Thursday, December 4, 2014

La Rosa Hedionda










El sol de la tarde se reflejaba plateado y brillante sobre las aguas azules del mar, el cual podía verse desde el balcón en la casa de Caro. Cercándome a un costado, los cerros, salpicados de casas de colores con plantitas en las ventanas y ropa secándose con el aire salitre. Al mirar abajo desde el balcón, estoy suspendida justo encima del patio español de una casa antigua, donde un perrito color marfil duerme siesta sobre las baldosas blancas y rojas encandiladas por el sol.

Ese día de primavera, Valpo estaba inusualmente caliente y no hubo que ponerse bufanda ni medias. Frente a mí, se veían las personas subiendo y bajando por la calle Yerbas Buenas, con bolsas que me imagino llenas de frutillas dulces y hallullas recién horneadas, de las que venden en Bellavista al pie del cerro.

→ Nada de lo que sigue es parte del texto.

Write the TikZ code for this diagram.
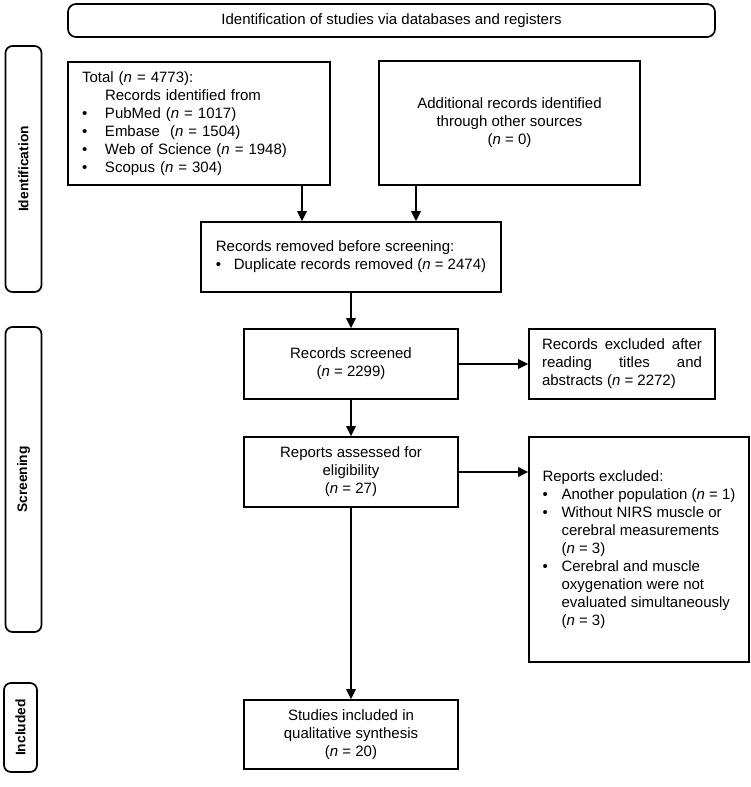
\documentclass[tikz,border=0pt]{standalone}
\usepackage{fontspec}
\setmainfont{Liberation Sans}
\usetikzlibrary{arrows.meta}
\setlength{\parindent}{0pt}
\newcommand{\itm}[1][19pt]{\makebox[#1][l]{\textbullet}}
\newcommand{\ind}[1][19pt]{\hspace*{#1}}
\newcommand{\nn}{\textit{n}}
\tikzset{
  blk/.style={draw, line width=1.7pt, inner sep=0pt,
    font=\fontsize{15}{18}\selectfont},
  phase/.style={draw, rounded corners=7pt, line width=1.7pt, rotate=90,
    inner sep=0pt, font=\fontsize{13.8}{16}\selectfont\bfseries},
  arr/.style={-{Triangle[length=10pt,width=9.5pt]}, line width=1.7pt}
}

\begin{document}
\begin{tikzpicture}[x=1pt,y=-1pt]
\useasboundingbox (0,0) rectangle (750,787);

% header and phases
\node[blk, rounded corners=8pt, minimum width=647pt, minimum height=33pt]
  (head) at (391.5,20.5) {Identification of studies via databases and registers};
\node[phase, minimum width=246pt, minimum height=36pt] (idph) at (23.5,169) {Identification};
\node[phase, minimum width=305pt, minimum height=36pt] (scph) at (23.5,479.5) {Screening};
\node[phase, minimum width=89pt, minimum height=33pt] (inph) at (20.5,727.5) {Included};

% identification
\node[blk, minimum width=262pt, minimum height=123pt, text width=234pt, align=left]
  (tot) at (199,123.5) {Total (\nn{} = 4773):\\
  \ind[23pt]Records identified from\\
  \itm[23pt]PubMed (\nn{} = 1017)\\
  \itm[23pt]Embase~ (\nn{} = 1504)\\
  \itm[23pt]Web of Science (\nn{} = 1948)\\
  \itm[23pt]Scopus (\nn{} = 304)};
\node[blk, minimum width=261pt, minimum height=124pt, align=center]
  (add) at (509.5,123) {Additional records identified\\ through other sources\\ (\nn{} = 0)};
\node[blk, minimum width=300pt, minimum height=70pt, align=left]
  (rem) at (351,257) {Records removed before screening:\\
  \itm[18pt]Duplicate records removed (\nn{} = 2474)};

% screening
\node[blk, minimum width=214pt, minimum height=70pt, align=center]
  (scr) at (351,364) {Records screened\\ (\nn{} = 2299)};
\node[blk, minimum width=186pt, minimum height=70pt, text width=160pt, align=justify]
  (ex1) at (622,364) {Records excluded after\linebreak reading titles and\linebreak abstracts (\nn{} = 2272)};
\node[blk, minimum width=214pt, minimum height=70pt, align=center]
  (rep) at (351,472) {Reports assessed for\\ eligibility\\ (\nn{} = 27)};
\node[blk, minimum width=220pt, minimum height=225pt, align=left]
  (ex2) at (639,549.5) {Reports excluded:\\
  \itm Another population (\nn{} = 1)\\
  \itm Without NIRS muscle or\\
  \ind cerebral measurements\\
  \ind (\nn{} = 3)\\
  \itm Cerebral and muscle\\
  \ind oxygenation were not\\
  \ind evaluated simultaneously\\
  \ind (\nn{} = 3)};

% included
\node[blk, minimum width=214pt, minimum height=69pt, align=center]
  (stu) at (351,734.5) {Studies included in\\ qualitative synthesis\\ (\nn{} = 20)};

% connectors
\coordinate (inL) at ([xshift=-49pt]rem.north);
\coordinate (inR) at ([xshift=65pt]rem.north);
\draw[arr] (tot.south -| inL) -- (inL);
\draw[arr] (add.south -| inR) -- (inR);
\draw[arr] (rem) -- (scr);
\draw[arr] (scr) -- (rep);
\draw[arr] (rep) -- (stu);
\draw[arr] (scr) -- (ex1);
\draw[arr] (rep.east) -- (rep.east -| ex2.west);

\end{tikzpicture}
\end{document}
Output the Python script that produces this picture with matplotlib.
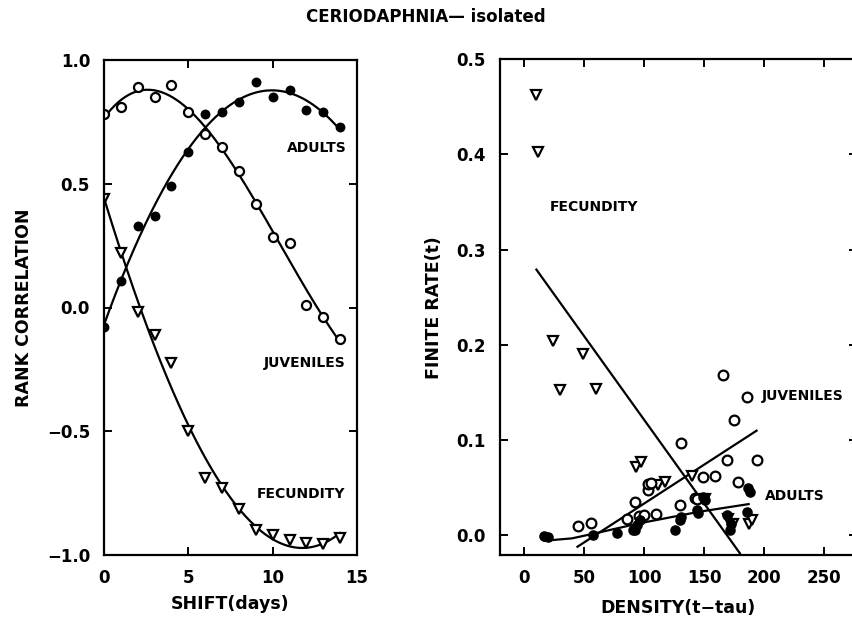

Ahí, rodeada de cosas y escenarios sin ninguna importancia aparente, me pregunté por qué me gusta tanto Valparaíso. ¿Qué es lo que siento en este puerto del cual regreso cada semana a Santiago con una plenitud inexplicable? No me ha pasado nada extraordinario en Valparaíso, pero allí he tenido mis momentos más maravillosos en Chile.

Cada semana, al bajarme del bus, voy directo donde la señora que vende nueces afuera del terminal, le compro una bolsa de maní japonés y me lo como mientras camino sin rumbo hacia los cerros. Casi nunca escucho música cuando camino por la Avenida Pedro Montt,  porque al tiro me saco los audífonos para agacharme a acariciar los gatos en las puertas de las tiendas y escucharlos ronronear. Al llegar a la plaza Aníbal Pinto, siempre me siento a enrollar un cigarro y de repente llega uno que otro perrito. Les acaricio la guatita, los regaloneo y me voy curando. El trote infinito dentro de mí disminuye el paso y no busco nada más. Voy sanando. 

Veo una gatita, recostada en el filo de la cuneta y voy como imán directo a acariciarle la cara, los bigotes, la barbilla, y veo que tiene algo duro clavado en el quijada. Un señor parado al frente me dice que es un tornillo del accidente que tuvo la gata hace un año ya, cuando la atropelló un carro mientras cruzaba la calle detrás de una paloma.  “Fueron noventa mil pesos, su operación. Pero entre todos los vecinos nos juntamos y buscamos la plata, y ahí sigue con nosotros, nuestra regalona.”

Sigo caminando y veo al señor que vende aretes, los cuales pincha en una sombrilla negra abierta a la que da vueltas, haciendo que las plumas multicolores con las que están hechos se muevan suavemente. Le compro un solitario y me adorno la oreja con dos piedritas de turquesa, una pluma de codorniz y otra de pavo real, me voy llenando de belleza.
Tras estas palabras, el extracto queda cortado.